Do I really need that? Is that necessary? Who’s fucking idea was it to have the tube crammed into my dads urethra beep. Not a situation I want sound effects for. The beep screamed ” your dad is hooked up to a machine, a machine that pisses for him! sShall I remind you of that fact over and over?”
“Ok, I love you. OK ok, we will see you real soon, alright? Rest up, love you.”
He says help your mom. Just like that-’help your mom’. Something is crashing down, but it is crashing slowly and I don’t know what it is yet. but plaster shakes loose from the vaulted ceiling of my being when he says help your mom. Like a monster still too far away to see has taken a step in my direction.
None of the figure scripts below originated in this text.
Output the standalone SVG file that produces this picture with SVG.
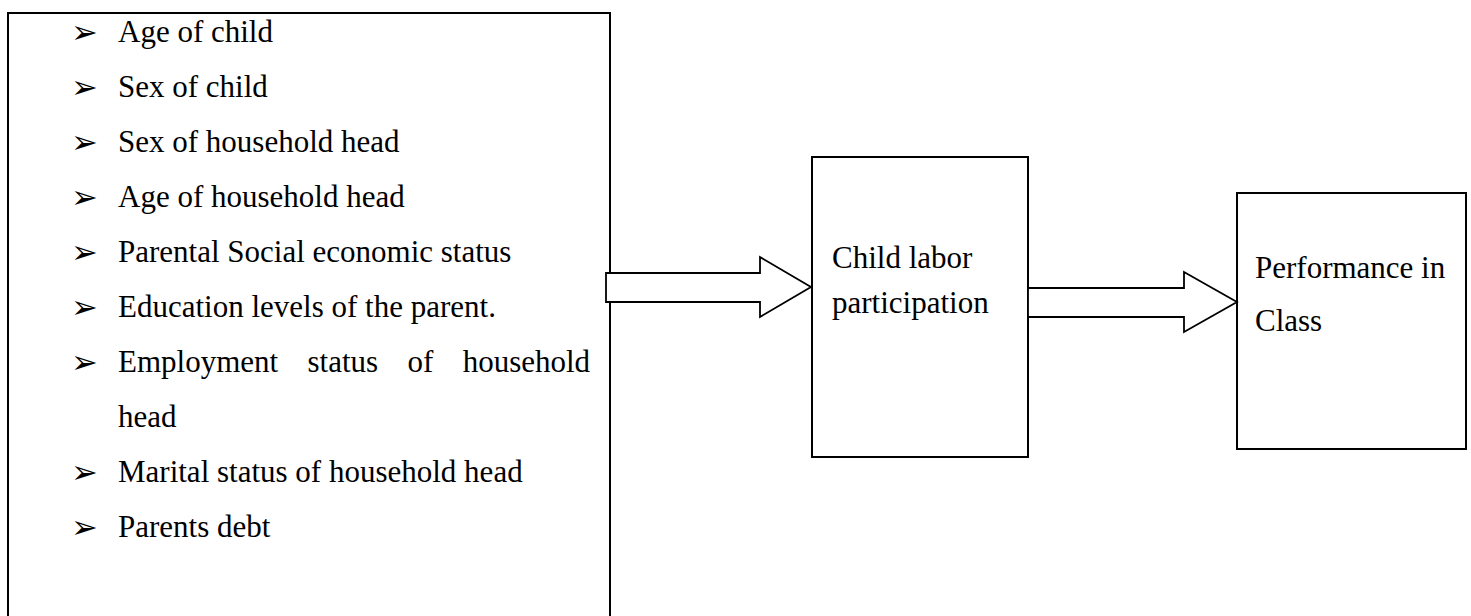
<svg xmlns="http://www.w3.org/2000/svg" width="1471" height="616" viewBox="0 0 1471 616">
<style>
.box{fill:none;stroke:#000;stroke-width:2}
.arr{fill:#fff;stroke:#000;stroke-width:1.8;stroke-linejoin:miter}
.t{font-family:"Liberation Serif","Times New Roman",serif;font-size:31px;fill:#000}
.b{font-family:"DejaVu Sans",sans-serif;font-size:32px;fill:#000}
</style>
<rect width="1471" height="616" fill="#fff"/>
<g id="factors">
<path class="box" d="M8,630 L8,13 L610,13 L610,630"/>
<text class="b" x="71" y="43">➢</text><text class="t" x="118" y="42">Age of child</text>
<text class="b" x="71" y="98">➢</text><text class="t" x="118" y="97">Sex of child</text>
<text class="b" x="71" y="153">➢</text><text class="t" x="118" y="152">Sex of household head</text>
<text class="b" x="71" y="208">➢</text><text class="t" x="118" y="207">Age of household head</text>
<text class="b" x="71" y="263">➢</text><text class="t" x="118" y="262">Parental Social economic status</text>
<text class="b" x="71" y="318">➢</text><text class="t" x="118" y="317">Education levels of the parent.</text>
<text class="b" x="71" y="373">➢</text><text class="t" x="118" y="372" word-spacing="21.6">Employment status of household</text>
<text class="t" x="118" y="427">head</text>
<text class="b" x="71" y="483">➢</text><text class="t" x="118" y="482">Marital status of household head</text>
<text class="b" x="71" y="538">➢</text><text class="t" x="118" y="537">Parents debt</text>
</g>
<g id="labor">
<rect class="box" x="812" y="157" width="216" height="300"/>
<text class="t" x="832" y="268">Child labor</text>
<text class="t" x="832" y="313">participation</text>
</g>
<g id="performance">
<rect class="box" x="1237" y="193" width="229" height="256"/>
<text class="t" x="1255" y="278">Performance in</text>
<text class="t" x="1255" y="331">Class</text>
</g>
<g id="connectors">
<polygon class="arr" points="606,273 760,273 760,257 811,287 760,317 760,302 606,302"/>
<polygon class="arr" points="1028,288 1184,288 1184,272 1237,302 1184,332 1184,317 1028,317"/>
</g>
</svg>
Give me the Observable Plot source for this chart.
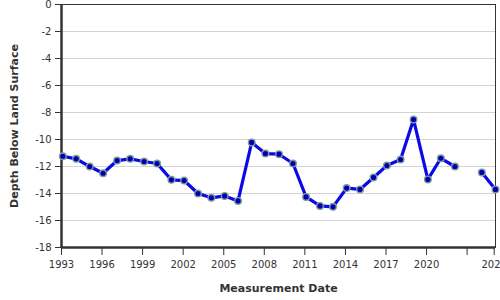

I will, don’t worry.
“She needs you guys, help her while I’m in here.”
I wonder how much of him is buried under the protective blanket of morphine. I wonder how much of his brain they took. His eyes swim in and out of focus, he is fading.
In the hallway the open spaces seem immense, swelling and stretching. My head looses all its weight and a riot of black sparks dance into my vision. I take a breath and almost choke on it. I was not breathing in there. I was holding my breath. I didn’t notice. The world is slipping and my feet find their place on their own. I have my arm around Dustin and he doesn’t know I’m passing out. He soldiers somberly down the corridor. My head bristles like a waking limb and light comes back into the world. The hallway snapped back to its usual size and I walked on with my brother.
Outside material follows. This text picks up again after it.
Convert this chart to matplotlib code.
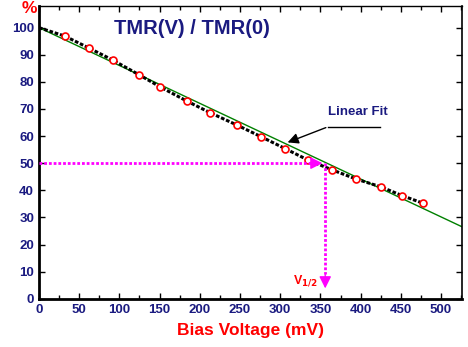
# TMR(V)/TMR(0) 随偏压变化
import matplotlib.pyplot as plt

plt.rcParams['font.family'] = ['Liberation Sans', 'DejaVu Sans']

# 测量数据
bias = [0, 32, 62, 92, 124, 151, 184, 213, 246, 276, 306, 335, 365, 394, 425, 452, 478]
tmr = [100, 96.9, 92.5, 88.0, 82.7, 78.1, 72.9, 68.6, 64.1, 59.8, 55.4, 51.1, 47.5, 44.2, 41.3, 38.0, 35.2]

# 线性拟合
fit_x = [0, 530]
fit_y = [100, 100 - 0.1396 * 530]

# V1/2
v_half = 356
half_level = 50

navy = '#1a1a80'

fig = plt.figure(figsize=(4.68, 3.47), dpi=100)
ax = fig.add_axes([0.0833, 0.139, 0.9032, 0.8446])

ax.plot(fit_x, fit_y, color='green', lw=1, zorder=2)
ax.plot(bias, tmr, color='black', lw=2.2, ls=(0, (1.2, 0.6)), zorder=3)
ax.plot(bias[1:], tmr[1:], 'o', mfc='white', mec='red', ms=5, mew=1.2, zorder=4)

# 品红色箭头
ax.plot([0, v_half - 12], [half_level, half_level], color='magenta', lw=2, ls=(0, (1, 0.7)), zorder=5)
ax.annotate('', xy=(v_half, half_level), xytext=(v_half - 22, half_level),
            arrowprops=dict(arrowstyle='-|>', color='magenta', lw=1, mutation_scale=18), zorder=6)
ax.plot([v_half, v_half], [half_level, 9], color='magenta', lw=2, ls=(0, (1, 0.7)), zorder=5)
ax.annotate('', xy=(v_half, 2.8), xytext=(v_half, 10),
            arrowprops=dict(arrowstyle='-|>', color='magenta', lw=1, mutation_scale=18), zorder=6)
ax.text(331, 6.5, r'V$_{\mathbf{1/2}}$', color='red', fontsize=9, fontweight='bold', ha='center', va='center')

# 标注
ax.plot([424, 360], [63.5, 63.5], color='black', lw=1)
ax.annotate('', xy=(306, 57.3), xytext=(360, 63.5),
            arrowprops=dict(arrowstyle='-|>', color='black', lw=1, mutation_scale=16))
ax.text(397, 69, 'Linear Fit', color=navy, fontsize=9.5, fontweight='bold', ha='center', va='center')
ax.text(190, 99.8, 'TMR(V) / TMR(0)', color=navy, fontsize=14.5, fontweight='bold', ha='center', va='center')

ax.set_xlim(0, 525.7)
ax.set_ylim(0, 108.1)
ax.set_xticks(range(0, 501, 50))
ax.set_xticks(range(0, 526, 25), minor=True)
ax.set_yticks(range(0, 101, 10))
ax.tick_params(which='both', direction='in', top=True, right=True, labelcolor=navy,
               labelsize=9.5, length=4, width=1)
ax.tick_params(axis='x', which='minor', length=3)
for lab in ax.get_xticklabels() + ax.get_yticklabels():
    lab.set_fontweight('bold')

ax.spines['left'].set_linewidth(2)
ax.spines['bottom'].set_linewidth(2)
ax.spines['top'].set_linewidth(1)
ax.spines['right'].set_linewidth(1.2)

ax.set_xlabel('Bias Voltage (mV)', color='red', fontsize=12.5, fontweight='bold', labelpad=5)
fig.text(0.062, 0.975, '%', color='red', fontsize=12.5, fontweight='bold', ha='center', va='center')

plt.savefig('out.png')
I think I acted the way I was suppose to. Happy and Normal. I didn’t know then that pain and dread and senseless hope are my new normal. I didn’t know you can be happiest when you are full of despair. The less you have to be happy about the easier it is to be happy for the small things, like 5 minutes of silence and honest eye contact. The iodine was that putrid, hateful brown. His eyes struggled through fatigue and morphine, he said he loved me. I remember that.
If you have read this, thank you. It has been sitting for 7 years and I thought it was time to drag it out of the shadows and throw it into the light, your light.